The review is based on my last viewing of the film, which dates back to more than five years ago. I therefore venture to describe the traces and memories it left me after such a long time: the crisis and dissolution of the couple's relationship, the allure of solitude, the fear and then the discovery of the unknown, the fascination of travel, the fragility and at the same time the complexity of human relationships, the abandonment to one's own destiny.
All this, and much more, is "The Sheltering Sky," in my personal opinion the best of Bertolucci's films. I must add that the overall judgment of the film is strongly influenced by my passion for Paul Bowles, one of the perhaps less known figures of the Beat generation (a definition that indeed is a bit narrow for him), a great animator of free spirits and a focal point in Tangier for the western rebelliousness of those years.

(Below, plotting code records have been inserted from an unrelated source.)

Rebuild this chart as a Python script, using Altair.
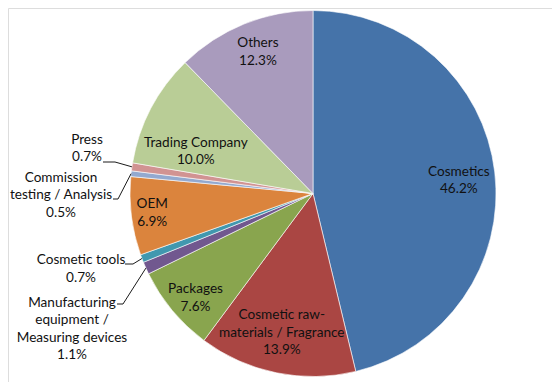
import math
import altair as alt
import pandas as pd

# ---- data ----
categories = ["Cosmetics", "Cosmetic raw-materials / Fragrance", "Packages",
              "Manufacturing equipment / Measuring devices", "Cosmetic tools", "OEM",
              "Commission testing / Analysis", "Press", "Trading Company", "Others"]
label_names = ["Cosmetics", "Cosmetic raw-\nmaterials / Fragrance", "Packages",
               "Manufacturing\nequipment /\nMeasuring devices", "Cosmetic tools", "OEM",
               "Commission\ntesting / Analysis", "Press", "Trading Company", "Others"]
values = [46.2, 13.9, 7.6, 1.1, 0.7, 6.9, 0.5, 0.7, 10.0, 12.3]
colors = ["#4573A9", "#AA4643", "#89A54E", "#71588F", "#4198AF", "#DB843D",
          "#93A9CF", "#D19392", "#B9CD96", "#A99BBD"]

# ---- layout (pixels in plot area) ----
W, H = 544, 374
CX, CY, R = 305, 185.5, 183
FONT = "Lato"
FS, LH = 13.6, 17.6
# inside labels: category -> (angle shift deg, radius fraction)
inside = {"Cosmetics": (1.7, 0.80), "Cosmetic raw-materials / Fragrance": (1.1, 0.78),
          "Packages": (-2.0, 0.86), "OEM": (0.1, 0.885), "Trading Company": (-8.0, 0.68),
          "Others": (0.9, 0.83)}
# outside labels: category -> (text dx, text dy, elbow dx, elbow dy, end dx) relative to centre
outside = {"Press": (-226, -45, -198, -31.5, -210),
           "Commission testing / Analysis": (-252, 2, -195, 5.5, -200),
           "Cosmetic tools": (-232, 75.5, -180, 70.5, -188),
           "Manufacturing equipment / Measuring devices": (-241, 135.5, -190, 110.5, -196)}

df = pd.DataFrame({"cat": categories, "value": values, "idx": list(range(len(values)))})

total = sum(values)
cum = 0.0
text_rows, line_rows = [], []
for i, (c, v) in enumerate(zip(categories, values)):
    mid = (cum + v / 2) / total * 2 * math.pi
    cum += v
    label = f"{label_names[i]}\n{v:.1f}%"
    nlines = label.count("\n") + 1
    shift_up = (nlines - 1) * LH / 2
    if c in inside:
        shift, frac = inside[c]
        a = mid + math.radians(shift)
        text_rows.append({"cat": c, "label": label,
                          "x": CX + frac * R * math.sin(a),
                          "y": CY - frac * R * math.cos(a) - shift_up})
    else:
        tdx, tdy, edx, edy, endx = outside[c]
        text_rows.append({"cat": c, "label": label, "x": CX + tdx, "y": CY + tdy - shift_up})
        pts = [(CX + R * math.sin(mid), CY - R * math.cos(mid)),
               (CX + edx, CY + edy), (CX + endx, CY + edy)]
        for k, (px, py) in enumerate(pts):
            line_rows.append({"cat": c, "k": k, "x": px, "y": py})

tdf = pd.DataFrame(text_rows)
ldf = pd.DataFrame(line_rows)

pie = alt.Chart(df).mark_arc(radius=R, stroke="white", strokeWidth=0.6).encode(
    theta=alt.Theta("value:Q", stack=True),
    color=alt.Color("cat:N", scale=alt.Scale(domain=categories, range=colors), legend=None),
    order=alt.Order("idx:Q"),
    x=alt.value(CX), y=alt.value(CY),
)

leaders = alt.Chart(ldf).mark_line(color="#1a1a1a", strokeWidth=1).encode(
    x=alt.X("x:Q", scale=None), y=alt.Y("y:Q", scale=None),
    detail="cat:N", order="k:Q",
)

texts = alt.Chart(tdf).mark_text(font=FONT, fontSize=FS, lineHeight=LH, lineBreak="\n",
                                 align="center", baseline="middle", color="#111111").encode(
    x=alt.X("x:Q", scale=None), y=alt.Y("y:Q", scale=None), text="label:N",
)

chart = alt.layer(pie, leaders, texts).properties(
    width=W, height=H, padding=0, autosize=alt.AutoSizeParams(type="none"),
).configure_view(stroke=None).configure(background="white")

chart.save("out.html", embed_options={"renderer": "svg", "actions": False})
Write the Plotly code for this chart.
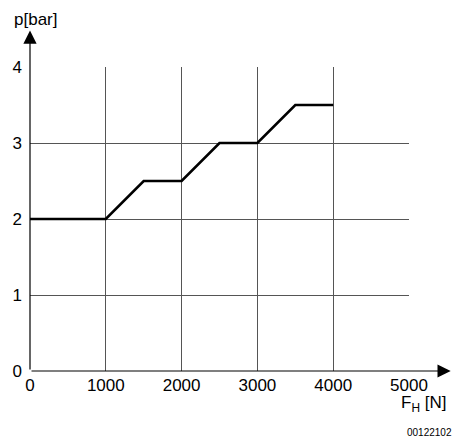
import plotly.graph_objects as go

# characteristic curve p over F_H
force_n = [0, 1000, 1500, 2000, 2500, 3000, 3500, 4000]
pressure_bar = [2, 2, 2.5, 2.5, 3, 3, 3.5, 3.5]

x_ticks = [0, 1000, 2000, 3000, 4000, 5000]
y_ticks = [0, 1, 2, 3, 4]

FONT = "Liberation Sans, Arial, sans-serif"

fig = go.Figure()
fig.add_trace(go.Scatter(x=force_n, y=pressure_bar, mode="lines",
                         line={"color": "#000000", "width": 2.6}, showlegend=False))

axis_style = dict(showgrid=True, gridcolor="#555555", gridwidth=0.8, automargin=False,
                  showline=False, zeroline=False, ticks="",
                  tickfont=dict(family=FONT, size=17, color="#000"))

fig.update_xaxes(range=[0, 5000], tickvals=x_ticks, ticklabelstandoff=2, **axis_style)
fig.update_yaxes(range=[0, 4], tickvals=y_ticks, ticklabelstandoff=7, **axis_style)

# axes with arrows
fig.add_annotation(x=5550, y=0, ax=0, ay=0, xref="x", yref="y", axref="x", ayref="y",
                   text="", showarrow=True, arrowhead=2, arrowsize=2.2, arrowwidth=1.2,
                   arrowcolor="#000")
fig.add_annotation(x=0, y=4.48, ax=0, ay=0, xref="x", yref="y", axref="x", ayref="y",
                   text="", showarrow=True, arrowhead=2, arrowsize=2.2, arrowwidth=1.2,
                   arrowcolor="#000")

# labels
fig.add_annotation(x=0, y=1, xref="paper", yref="paper", text="p[bar]", showarrow=False,
                   xanchor="left", yanchor="bottom", xshift=-18, yshift=36,
                   font=dict(family=FONT, size=17, color="#000"))
fig.add_annotation(x=1, y=0, xref="paper", yref="paper", text="F<sub>H</sub> [N]",
                   showarrow=False, xanchor="left", yanchor="top", xshift=-10, yshift=-20,
                   font=dict(family=FONT, size=17, color="#000"))
fig.add_annotation(x=1, y=0, xref="paper", yref="paper", text="00122102",
                   showarrow=False, xanchor="right", yanchor="top", xshift=45, yshift=-54,
                   font=dict(family=FONT, size=10, color="#000"))

fig.update_layout(width=455, height=440, plot_bgcolor="#fff", paper_bgcolor="#fff",
                  margin=dict(l=30, r=46, t=67, b=69))

# drop the default page margin so the figure fills the window exactly
fig.write_html("out.html", config={"displayModeBar": False},
               post_script="document.body.style.margin='0';document.body.style.overflow='hidden';")
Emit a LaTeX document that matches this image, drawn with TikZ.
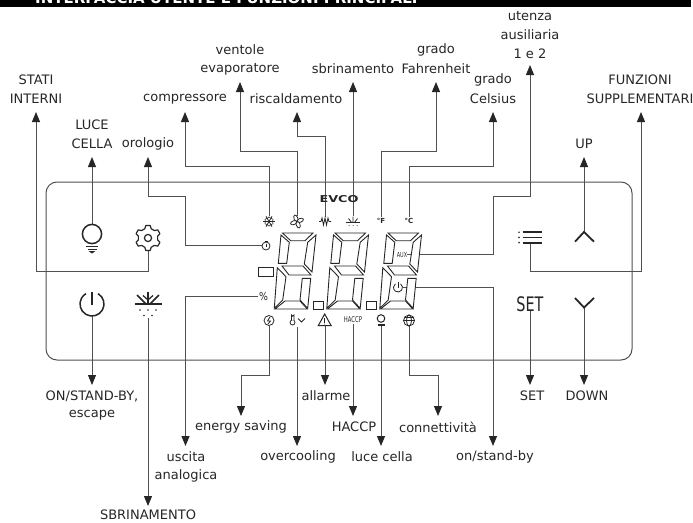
\documentclass[tikz,border=0pt]{standalone}
\usepackage{fontspec}
\setmainfont{DejaVu Sans}
\usetikzlibrary{arrows.meta}
\definecolor{ink}{HTML}{262626}
\definecolor{wire}{HTML}{505050}
\tikzset{
  lab/.style={inner sep=0pt,text=ink,font=\fontsize{13}{15}\selectfont,anchor=center},
  conn/.style={draw=wire,line width=1pt,-{Triangle[length=10pt,width=8pt,color=ink]}},
  icon/.style={draw=ink,line width=1.5pt},
  thin icon/.style={draw=ink,line width=0.8pt},
  seg/.style={draw=ink,line width=0.9pt,line join=miter,fill=white},
  tiny/.style={inner sep=0pt,text=ink,font=\fontsize{7}{8}\selectfont\bfseries}
}
\newcommand{\digitshape}[1]{%
  \begin{scope}[xshift=#1pt]
    \draw[seg] (282.5,233)--(313,233)--(305,240.7)--(290.7,240.7)--cycle;
    \draw[seg] (281,235)--(289.3,242.3)--(286.7,263.3)--(278.3,263.3)--cycle;
    \draw[seg] (316,235)--(307.7,242.3)--(304.3,264)--(312,272)--cycle;
    \draw[seg] (282,266)--(303,266)--(311,275)--(289,275)--cycle;
    \draw[seg] (277.3,267.7)--(286,276.7)--(282.7,300)--(274.3,308.3)--cycle;
    \draw[seg] (302.3,278.3)--(310.7,278.3)--(307.7,308.3)--(300,300)--cycle;
    \draw[seg] (275,309)--(285,301)--(300,301)--(307.3,309)--cycle;
  \end{scope}}
\begin{document}
\begin{tikzpicture}[x=1pt,y=-1pt]
\useasboundingbox (0,0) rectangle (693,522);
% header
\fill[black] (0,0) rectangle (691,7);
\node[anchor=base west,inner sep=0pt,text=white,font=\fontsize{15}{16}\selectfont\bfseries] (title) at (35,4) {INTERFACCIA UTENTE E FUNZIONI PRINCIPALI};
% panel
\draw[wire,line width=1pt,rounded corners=11pt] (46,182) rectangle (632,360);

% coordinates of the icons (connector ends)
\coordinate (iGear) at (148,250);
\coordinate (iBulb) at (92,224);
\coordinate (iClock) at (262,245.5);
\coordinate (iSnow) at (269,216);
\coordinate (iFan) at (297,216);
\coordinate (iHeat) at (325,217);
\coordinate (iDefr) at (353,216);
\coordinate (iF) at (381,217);
\coordinate (iC) at (409,217);
\coordinate (iAux) at (407,254.5);
\coordinate (iMenu) at (530,244);
\coordinate (iUp) at (584,231);
\coordinate (iPow) at (92,316);
\coordinate (iDef) at (148,318);
\coordinate (iPerc) at (258,296);
\coordinate (iBolt) at (269,326);
\coordinate (iTherm) at (297,327);
\coordinate (iTri) at (325,326);
\coordinate (iHaccp) at (353,324);
\coordinate (iBulbS) at (381,326);
\coordinate (iGlobe) at (409,326);
\coordinate (iStand) at (403,287.5);
\coordinate (iSet) at (530,311);
\coordinate (iDown) at (584,308);

% labels
\node[lab] (stati1) at (36,80) {STATI};
\node[lab] (stati) at (36,99) {INTERNI};
\node[lab] (luce1) at (92,125) {LUCE};
\node[lab] (luce) at (92,144) {CELLA};
\node[lab] (orol) at (148,144) {orologio};
\node[lab] (comp) at (185,99) {compressore};
\node[lab] (vent1) at (240,50) {ventole};
\node[lab] (vent) at (240,69) {evaporatore};
\node[lab] (risc) at (296,99) {riscaldamento};
\node[lab] (sbri) at (353,69) {sbrinamento};
\node[lab] (fahr1) at (436,50) {grado};
\node[lab] (fahr) at (436,69) {Fahrenheit};
\node[lab] (cels1) at (493,80) {grado};
\node[lab] (cels) at (493,99) {Celsius};
\node[lab] (ut1) at (530,16) {utenza};
\node[lab] (ut2) at (530,35) {ausiliaria};
\node[lab] (ut) at (530,54) {1 e 2};
\node[lab] (funz1) at (640,80) {FUNZIONI};
\node[lab] (funz) at (640,99) {SUPPLEMENTARI};
\node[lab] (up) at (584,144) {UP};
\node[lab] (onst) at (92,396) {ON/STAND-BY,};
\node[lab] (onst2) at (92,415) {escape};
\node[lab] (setl) at (532,396) {SET};
\node[lab] (down) at (587,396) {DOWN};
\node[lab] (alla) at (326,396) {allarme};
\node[lab] (ener) at (241,427) {energy saving};
\node[lab] (haccp) at (354,427) {HACCP};
\node[lab] (conn) at (438,427) {connettività};
\node[lab] (usc) at (186,457) {uscita};
\node[lab] (usc2) at (186,476) {analogica};
\node[lab] (over) at (298,457) {overcooling};
\node[lab] (lucec) at (382,457) {luce cella};
\node[lab] (stby) at (495,457) {on/stand-by};
\node[lab] (sbrm) at (148,514.5) {SBRINAMENTO};

% connectors
\draw[conn] (iGear) -- (148,271) -- (36,271) -- (36,112);
\draw[conn] (iBulb) -- (92,157);
\draw[conn] (iClock) -- (185,245.5) -- (185,196) -- (148,196) -- (148,157);
\draw[conn] (iSnow) -- (269,166) -- (185,166) -- (185,112);
\draw[conn] (iFan) -- (297,151) -- (240,151) -- (240,82);
\draw[conn] (iHeat) -- (325,136) -- (297,136) -- (297,112);
\draw[conn] (iDefr) -- (353,82);
\draw[conn] (iF) -- (381,151) -- (436,151) -- (436,82);
\draw[conn] (iC) -- (409,166) -- (493,166) -- (493,112);
\draw[conn] (iAux) -- (493,254.5) -- (493,196) -- (530,196) -- (530,65);
\draw[conn] (iMenu) -- (530,271) -- (641,271) -- (641,112);
\draw[conn] (iUp) -- (584,157);
\draw[conn] (iPow) -- (92,385);
\draw[conn] (iDef) -- (148,506);
\draw[conn] (iPerc) -- (185.5,296) -- (185.5,446);
\draw[conn] (iBolt) -- (269,375) -- (241,375) -- (241,416);
\draw[conn] (iTherm) -- (297,446);
\draw[conn] (iTri) -- (325,385);
\draw[conn] (iHaccp) -- (353,416);
\draw[conn] (iBulbS) -- (381,446);
\draw[conn] (iGlobe) -- (409,375) -- (438,375) -- (438,416);
\draw[conn] (iStand) -- (493,287.5) -- (493,446);
\draw[conn] (iSet) -- (530,385);
\draw[conn] (iDown) -- (584,385);

% ---- big buttons ----
% bulb
\draw[icon] (92,234) circle[radius=9.6];
\draw[icon] (86,246.5) -- (98,246.5);
\draw[icon] (87.5,249.5) -- (96.5,249.5);
\fill[ink] (88.5,251) -- (95.5,251) -- (92,253.5) -- cycle;
% gear
\begin{scope}[shift={(148,238)}]
  \draw[thin icon,line width=1.2pt,line join=round] (71:9.8)
    \foreach \a in {90,150,210,270,330,390} { -- (\a-19:9.8) -- (\a-10:12.7) -- (\a+10:12.7) -- (\a+19:9.8) } -- cycle;
  \draw[thin icon,line width=1.2pt] (0,0) circle[radius=3.6];
\end{scope}
% power
\draw[icon] (92,304) ++(-60:12) arc[start angle=-60,end angle=240,radius=12];
\draw[icon] (92,292) -- (92,305);
% defrost
\draw[icon] (135,304) -- (162,304);
\draw[icon] (148,291.5) -- (148,304);
\draw[icon] (137,295) -- (146,304) (159,295) -- (150,304);
\draw[icon,line width=1.2pt] (143,295.5) -- (148,300) -- (153,295.5);
\foreach \x/\y in {140/310,148/310,156/310,144/315.5,152/315.5} \fill[ink] (\x,\y) circle[radius=0.9];
% menu
\draw[icon,line width=1.8pt] (522.7,232.3) -- (542,232.3) (522.7,237.4) -- (542,237.4) (522.7,242.6) -- (542,242.6);
\foreach \y in {232.3,237.4,242.6} \fill[ink] (519,\y) circle[radius=0.9];
% chevrons
\draw[icon,line width=1.8pt] (575,241.7) -- (584,232) -- (594,241.7);
\draw[icon,line width=1.8pt] (575,298) -- (584,307.5) -- (594,298);
% SET
\node[inner sep=0pt,text=ink,font=\fontsize{20}{22}\selectfont] (setk) at (530,304) {\scalebox{0.72}[1]{SET}};

% ---- display ----
\digitshape{0}
\digitshape{52.5}
\digitshape{105.5}
\draw[seg] (313,301) rectangle (323,309);
\draw[seg] (366,301) rectangle (376,309);
\draw[seg] (258,267) rectangle (273,276);
\node[tiny,font=\fontsize{7}{8}\selectfont] (aux) at (402,254.5) {\scalebox{0.7}[1]{AUX}};
\draw[thin icon] (398,287.5) ++(-55:4.5) arc[start angle=-55,end angle=235,radius=4.5];
\draw[thin icon] (398,282) -- (398,288);
% evco logo
\node[inner sep=0pt,text=ink,font=\fontsize{9.5}{10}\selectfont\bfseries] (evco) at (339,199.5) {\scalebox{1.35}[1]{EVCO}};
% top row icons
\begin{scope}[shift={(269,221.5)}]
  \foreach \a in {0,60,120} \draw[thin icon] (\a:6) -- (\a+180:6);
  \foreach \a in {30,90,150,210,270,330} \draw[thin icon,line width=0.6pt] (\a-30:3.6) -- (\a:3.6+1) -- (\a+30:3.6);
\end{scope}
\begin{scope}[shift={(297,221.5)}]
  \foreach \a in {20,110,200,290} \draw[thin icon,fill=white,rotate=\a] (3.4,0) ellipse[x radius=3.4,y radius=1.9];
  \fill[ink] (0,0) circle[radius=1];
\end{scope}
\draw[thin icon,line join=miter] (319,221.5) -- (321,221.5) -- (322,218) -- (323.5,225) -- (325,218) -- (326.5,225) -- (328,218) -- (329,221.5) -- (331,221.5);
\begin{scope}[shift={(353,222.5)}]
  \draw[thin icon] (-7,0) -- (7,0);
  \draw[thin icon] (0,-6) -- (0,0) (-4.5,-4) -- (-1.5,0) (4.5,-4) -- (1.5,0);
  \foreach \x in {-4,0,4} \fill[ink] (\x,3) circle[radius=0.5];
\end{scope}
\node[tiny] (degF) at (381,221) {°F};
\node[tiny] (degC) at (409,221) {°C};
% clock
\draw[thin icon,fill=white] (266,246) circle[radius=4];
\draw[thin icon] (266,243.5) -- (266,246.5);
\draw[thin icon] (264.5,241) -- (267.5,241);
% percent
\node[inner sep=0pt,text=ink,font=\fontsize{11}{12}\selectfont] (perc) at (263.5,296) {\scalebox{0.85}[1]{\%}};
% bottom row icons
\draw[thin icon,fill=white] (269,320.5) circle[radius=5];
\draw[thin icon] (270,317) -- (267.5,321) -- (270.5,321) -- (268,324);
\draw[thin icon,fill=white] (292.5,322.5) circle[radius=2.5];
\draw[thin icon,fill=white] (291.5,320.5) -- (291.5,315) arc[start angle=180,end angle=0,radius=1.2] -- (293.9,320.5);
\draw[thin icon] (298,318.5) -- (301.5,322) -- (305,318.5);
\draw[icon,line width=1pt,line join=miter,fill=white] (324.7,314) -- (331.2,325.7) -- (318.2,325.7) -- cycle;
\draw[thin icon] (324.7,318) -- (324.7,322.5);
\fill[ink] (324.7,324) circle[radius=0.5];
\node[tiny,font=\fontsize{8}{9}\selectfont] (haccpk) at (353,320) {\scalebox{0.66}[1]{HACCP}};
\draw[thin icon,line width=1pt,fill=white] (381,318.5) circle[radius=3.8];
\draw[icon] (377.5,324.8) -- (384.5,324.8);
\draw[thin icon,fill=white] (409,320.5) circle[radius=5.5];
\draw[thin icon] (409,320.5) ellipse[x radius=2.5,y radius=5.5];
\draw[thin icon] (403.5,320.5) -- (414.5,320.5) (404.5,317.5) -- (413.5,317.5);
\end{tikzpicture}
\end{document}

The film, which does absolute justice to the book, is essentially divisible into two parts: the first tells the vicissitudes of the desert journey of a crisis-stricken American couple, accompanied by a mutual friend. The second is focused on the relationship with a Tuareg tribe and consequently is very interior - and consequently much slower (assuming this can be considered a defect) - than the first.
The context of reference is that of the first decades of the last century, where few dandies and equally few wealthy tourists could afford the luxury of embarking on an uncomfortable, dangerous but extraordinarily fascinating journey like that of the North African desert. The couple in crisis consists of Kit and Port (played by the extraordinary Debra Winger and John Malkovich), who challenge themselves by identifying in that journey the last resort to recover the roots of their relationship and forget the incommunicability. The film, especially in the first part, is continuously permeated by this malaise, the frustration of no longer being able to understand each other, the despair of instead finding further reasons to drift apart.
The desert dominates everything, depicted as it is. The desert constitutes the perfect backdrop to Bowles' story, because it is an environment that makes no concessions, doesn't help, does not inspire romanticisms. It almost seems to accompany, with its hostile estrangement, the dissolution of Kit and Port's relationship. For his part, Bertolucci adds sumptuous cinematography, which alone is worth the film, and a splendid soundtrack.
In conclusion, what makes this a great film? In my opinion, it’s Bertolucci's ability to illustrate universal themes such as love and its dramatic implications, the journey, understood as a visible projection of an inner path, and death, which, in a foreign world where wealth and youth are useless, shows its most cruel face.